Go through the material and write it all out exactly, minus the pictures.
━━━━━━━━━━━━━━━━
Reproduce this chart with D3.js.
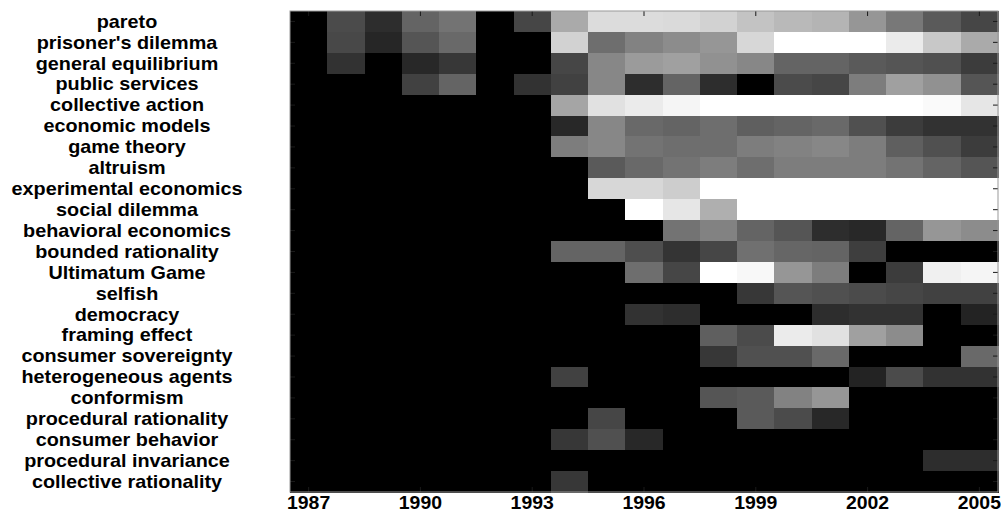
<!DOCTYPE html>
<html>
<head>
<meta charset="utf-8">
<script src="https://cdn.jsdelivr.net/npm/d3@7"></script>
<style>
  body { margin: 0; background: #fff; }
  text { font-family: "Liberation Sans", Arial, sans-serif; font-weight: bold; fill: #000; }
</style>
</head>
<body>
<div id="chart"></div>
<script>
// keywords, top to bottom
const keywords = [
  "pareto", "prisoner's dilemma", "general equilibrium", "public services",
  "collective action", "economic models", "game theory", "altruism",
  "experimental economics", "social dilemma", "behavioral economics",
  "bounded rationality", "Ultimatum Game", "selfish", "democracy",
  "framing effect", "consumer sovereignty", "heterogeneous agents",
  "conformism", "procedural rationality", "consumer behavior",
  "procedural invariance", "collective rationality"
];

const years = d3.range(1987, 2006);
const yearTicks = [1987, 1990, 1993, 1996, 1999, 2002, 2005];

// gray level per keyword, one value per year 1987..2005 (0 = black, 255 = white)
const intensity = [
  [0, 75, 45, 100, 115, 0, 70, 170, 220, 220, 218, 210, 195, 185, 180, 150, 120, 90, 70],
  [0, 72, 38, 85, 105, 0, 0, 210, 110, 130, 140, 150, 215, 255, 255, 255, 235, 200, 170],
  [0, 50, 0, 40, 55, 0, 0, 70, 135, 155, 160, 145, 135, 100, 100, 90, 85, 80, 60],
  [0, 0, 0, 65, 100, 0, 50, 65, 135, 45, 100, 45, 0, 75, 70, 125, 160, 145, 85],
  [0, 0, 0, 0, 0, 0, 0, 165, 225, 235, 245, 255, 255, 255, 255, 255, 255, 250, 230],
  [0, 0, 0, 0, 0, 0, 0, 40, 135, 105, 100, 110, 95, 100, 105, 80, 60, 50, 50],
  [0, 0, 0, 0, 0, 0, 0, 125, 135, 115, 110, 110, 125, 130, 135, 125, 95, 80, 60],
  [0, 0, 0, 0, 0, 0, 0, 0, 90, 105, 115, 125, 110, 125, 125, 125, 115, 100, 85],
  [0, 0, 0, 0, 0, 0, 0, 0, 215, 215, 205, 255, 255, 255, 255, 255, 255, 255, 255],
  [0, 0, 0, 0, 0, 0, 0, 0, 0, 255, 230, 175, 255, 255, 255, 255, 255, 255, 255],
  [0, 0, 0, 0, 0, 0, 0, 0, 0, 0, 115, 130, 100, 85, 45, 40, 100, 150, 140],
  [0, 0, 0, 0, 0, 0, 0, 100, 100, 78, 52, 70, 112, 102, 100, 62, 0, 0, 0],
  [0, 0, 0, 0, 0, 0, 0, 0, 0, 110, 70, 255, 248, 150, 125, 0, 60, 240, 245],
  [0, 0, 0, 0, 0, 0, 0, 0, 0, 0, 0, 0, 55, 85, 80, 75, 70, 65, 65],
  [0, 0, 0, 0, 0, 0, 0, 0, 0, 50, 45, 0, 0, 0, 45, 50, 50, 0, 35],
  [0, 0, 0, 0, 0, 0, 0, 0, 0, 0, 0, 95, 75, 235, 225, 160, 140, 0, 0],
  [0, 0, 0, 0, 0, 0, 0, 0, 0, 0, 0, 55, 80, 80, 105, 0, 0, 0, 105],
  [0, 0, 0, 0, 0, 0, 0, 65, 0, 0, 0, 0, 0, 0, 0, 35, 75, 50, 50],
  [0, 0, 0, 0, 0, 0, 0, 0, 0, 0, 0, 85, 90, 130, 150, 0, 0, 0, 0],
  [0, 0, 0, 0, 0, 0, 0, 0, 70, 0, 0, 0, 90, 75, 40, 0, 0, 0, 0],
  [0, 0, 0, 0, 0, 0, 0, 55, 80, 40, 0, 0, 0, 0, 0, 0, 0, 0, 0],
  [0, 0, 0, 0, 0, 0, 0, 0, 0, 0, 0, 0, 0, 0, 0, 0, 0, 45, 45],
  [0, 0, 0, 0, 0, 0, 0, 55, 0, 0, 0, 0, 0, 0, 0, 0, 0, 0, 0]
];

const W = 1001, H = 513;
const margin = {top: 11, right: 3, bottom: 21, left: 290};
const width = W - margin.left - margin.right;
const height = H - margin.top - margin.bottom;

const svg = d3.select("#chart").append("svg")
  .attr("width", W)
  .attr("height", H);

const g = svg.append("g")
  .attr("transform", "translate(" + margin.left + "," + margin.top + ")");

const x = d3.scaleBand().domain(years).range([0, width]);
const y = d3.scaleBand().domain(keywords).range([0, height]);
const gray = d3.scaleLinear().domain([0, 255]).range(["#000", "#fff"]);

// cells
const cells = [];
keywords.forEach((k, i) => {
  years.forEach((yr, j) => {
    cells.push({k: k, yr: yr, v: intensity[i][j]});
  });
});

g.selectAll(".cell")
  .data(cells)
  .enter().append("rect")
  .attr("class", "cell")
  .attr("x", d => x(d.yr))
  .attr("y", d => y(d.k))
  .attr("width", x.bandwidth() + 0.6)
  .attr("height", y.bandwidth() + 0.6)
  .attr("shape-rendering", "crispEdges")
  .attr("fill", d => gray(d.v));

// inward ticks, matlab style
const tickLen = 5;
const tickColor = "#1a1a1a";
yearTicks.forEach(yr => {
  const cx = x(yr) + x.bandwidth() / 2;
  g.append("line").attr("x1", cx).attr("x2", cx).attr("y1", 0).attr("y2", tickLen)
    .attr("stroke", tickColor).attr("stroke-width", 1);
  g.append("line").attr("x1", cx).attr("x2", cx).attr("y1", height).attr("y2", height - tickLen)
    .attr("stroke", tickColor).attr("stroke-width", 1);
});
keywords.forEach(k => {
  const cy = y(k) + y.bandwidth() / 2;
  g.append("line").attr("x1", width).attr("x2", width - tickLen).attr("y1", cy).attr("y2", cy)
    .attr("stroke", tickColor).attr("stroke-width", 1);
  g.append("line").attr("x1", 0).attr("x2", tickLen).attr("y1", cy).attr("y2", cy)
    .attr("stroke", tickColor).attr("stroke-width", 1);
});

// frame
g.append("rect")
  .attr("width", width).attr("height", height)
  .attr("fill", "none")
  .attr("stroke", "#999")
  .attr("stroke-width", 1);

// keyword labels
svg.selectAll(".klabel")
  .data(keywords)
  .enter().append("text")
  .attr("class", "klabel")
  .attr("text-anchor", "middle")
  .attr("dy", "0.35em")
  .attr("font-size", 18)
  .attr("transform", d => "translate(127," + (margin.top + y(d) + y.bandwidth() / 2) + ") scale(1.1,1)")
  .text(d => d);

// year labels
svg.selectAll(".ylabel")
  .data(yearTicks)
  .enter().append("text")
  .attr("class", "ylabel")
  .attr("text-anchor", "middle")
  .attr("font-size", 18)
  .attr("transform", d => "translate(" + (margin.left + x(d) + x.bandwidth() / 2) + "," + (H - 4) + ") scale(1.08,1)")
  .text(d => d);
</script>
</body>
</html>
━━━━━━━━━━━━━━━━
:: Exercise answer ::
Reproduce this chart with D3.js.
<!DOCTYPE html>
<html>
<head>
<meta charset="utf-8">
<script src="https://cdn.jsdelivr.net/npm/d3@7"></script>
<style>
  body { margin: 0; background: #fff; }
  text { font-family: "Liberation Sans", Arial, sans-serif; font-weight: bold; fill: #000; }
</style>
</head>
<body>
<div id="chart"></div>
<script>
// keywords, top to bottom
const keywords = [
  "pareto", "prisoner's dilemma", "general equilibrium", "public services",
  "collective action", "economic models", "game theory", "altruism",
  "experimental economics", "social dilemma", "behavioral economics",
  "bounded rationality", "Ultimatum Game", "selfish", "democracy",
  "framing effect", "consumer sovereignty", "heterogeneous agents",
  "conformism", "procedural rationality", "consumer behavior",
  "procedural invariance", "collective rationality"
];

const years = d3.range(1987, 2006);
const yearTicks = [1987, 1990, 1993, 1996, 1999, 2002, 2005];

// gray level per keyword, one value per year 1987..2005 (0 = black, 255 = white)
const intensity = [
  [0, 75, 45, 100, 115, 0, 70, 170, 220, 220, 218, 210, 195, 185, 180, 150, 120, 90, 70],
  [0, 72, 38, 85, 105, 0, 0, 210, 110, 130, 140, 150, 215, 255, 255, 255, 235, 200, 170],
  [0, 50, 0, 40, 55, 0, 0, 70, 135, 155, 160, 145, 135, 100, 100, 90, 85, 80, 60],
  [0, 0, 0, 65, 100, 0, 50, 65, 135, 45, 100, 45, 0, 75, 70, 125, 160, 145, 85],
  [0, 0, 0, 0, 0, 0, 0, 165, 225, 235, 245, 255, 255, 255, 255, 255, 255, 250, 230],
  [0, 0, 0, 0, 0, 0, 0, 40, 135, 105, 100, 110, 95, 100, 105, 80, 60, 50, 50],
  [0, 0, 0, 0, 0, 0, 0, 125, 135, 115, 110, 110, 125, 130, 135, 125, 95, 80, 60],
  [0, 0, 0, 0, 0, 0, 0, 0, 90, 105, 115, 125, 110, 125, 125, 125, 115, 100, 85],
  [0, 0, 0, 0, 0, 0, 0, 0, 215, 215, 205, 255, 255, 255, 255, 255, 255, 255, 255],
  [0, 0, 0, 0, 0, 0, 0, 0, 0, 255, 230, 175, 255, 255, 255, 255, 255, 255, 255],
  [0, 0, 0, 0, 0, 0, 0, 0, 0, 0, 115, 130, 100, 85, 45, 40, 100, 150, 140],
  [0, 0, 0, 0, 0, 0, 0, 100, 100, 78, 52, 70, 112, 102, 100, 62, 0, 0, 0],
  [0, 0, 0, 0, 0, 0, 0, 0, 0, 110, 70, 255, 248, 150, 125, 0, 60, 240, 245],
  [0, 0, 0, 0, 0, 0, 0, 0, 0, 0, 0, 0, 55, 85, 80, 75, 70, 65, 65],
  [0, 0, 0, 0, 0, 0, 0, 0, 0, 50, 45, 0, 0, 0, 45, 50, 50, 0, 35],
  [0, 0, 0, 0, 0, 0, 0, 0, 0, 0, 0, 95, 75, 235, 225, 160, 140, 0, 0],
  [0, 0, 0, 0, 0, 0, 0, 0, 0, 0, 0, 55, 80, 80, 105, 0, 0, 0, 105],
  [0, 0, 0, 0, 0, 0, 0, 65, 0, 0, 0, 0, 0, 0, 0, 35, 75, 50, 50],
  [0, 0, 0, 0, 0, 0, 0, 0, 0, 0, 0, 85, 90, 130, 150, 0, 0, 0, 0],
  [0, 0, 0, 0, 0, 0, 0, 0, 70, 0, 0, 0, 90, 75, 40, 0, 0, 0, 0],
  [0, 0, 0, 0, 0, 0, 0, 55, 80, 40, 0, 0, 0, 0, 0, 0, 0, 0, 0],
  [0, 0, 0, 0, 0, 0, 0, 0, 0, 0, 0, 0, 0, 0, 0, 0, 0, 45, 45],
  [0, 0, 0, 0, 0, 0, 0, 55, 0, 0, 0, 0, 0, 0, 0, 0, 0, 0, 0]
];

const W = 1001, H = 513;
const margin = {top: 11, right: 3, bottom: 21, left: 290};
const width = W - margin.left - margin.right;
const height = H - margin.top - margin.bottom;

const svg = d3.select("#chart").append("svg")
  .attr("width", W)
  .attr("height", H);

const g = svg.append("g")
  .attr("transform", "translate(" + margin.left + "," + margin.top + ")");

const x = d3.scaleBand().domain(years).range([0, width]);
const y = d3.scaleBand().domain(keywords).range([0, height]);
const gray = d3.scaleLinear().domain([0, 255]).range(["#000", "#fff"]);

// cells
const cells = [];
keywords.forEach((k, i) => {
  years.forEach((yr, j) => {
    cells.push({k: k, yr: yr, v: intensity[i][j]});
  });
});

g.selectAll(".cell")
  .data(cells)
  .enter().append("rect")
  .attr("class", "cell")
  .attr("x", d => x(d.yr))
  .attr("y", d => y(d.k))
  .attr("width", x.bandwidth() + 0.6)
  .attr("height", y.bandwidth() + 0.6)
  .attr("shape-rendering", "crispEdges")
  .attr("fill", d => gray(d.v));

// inward ticks, matlab style
const tickLen = 5;
const tickColor = "#1a1a1a";
yearTicks.forEach(yr => {
  const cx = x(yr) + x.bandwidth() / 2;
  g.append("line").attr("x1", cx).attr("x2", cx).attr("y1", 0).attr("y2", tickLen)
    .attr("stroke", tickColor).attr("stroke-width", 1);
  g.append("line").attr("x1", cx).attr("x2", cx).attr("y1", height).attr("y2", height - tickLen)
    .attr("stroke", tickColor).attr("stroke-width", 1);
});
keywords.forEach(k => {
  const cy = y(k) + y.bandwidth() / 2;
  g.append("line").attr("x1", width).attr("x2", width - tickLen).attr("y1", cy).attr("y2", cy)
    .attr("stroke", tickColor).attr("stroke-width", 1);
  g.append("line").attr("x1", 0).attr("x2", tickLen).attr("y1", cy).attr("y2", cy)
    .attr("stroke", tickColor).attr("stroke-width", 1);
});

// frame
g.append("rect")
  .attr("width", width).attr("height", height)
  .attr("fill", "none")
  .attr("stroke", "#999")
  .attr("stroke-width", 1);

// keyword labels
svg.selectAll(".klabel")
  .data(keywords)
  .enter().append("text")
  .attr("class", "klabel")
  .attr("text-anchor", "middle")
  .attr("dy", "0.35em")
  .attr("font-size", 18)
  .attr("transform", d => "translate(127," + (margin.top + y(d) + y.bandwidth() / 2) + ") scale(1.1,1)")
  .text(d => d);

// year labels
svg.selectAll(".ylabel")
  .data(yearTicks)
  .enter().append("text")
  .attr("class", "ylabel")
  .attr("text-anchor", "middle")
  .attr("font-size", 18)
  .attr("transform", d => "translate(" + (margin.left + x(d) + x.bandwidth() / 2) + "," + (H - 4) + ") scale(1.08,1)")
  .text(d => d);
</script>
</body>
</html>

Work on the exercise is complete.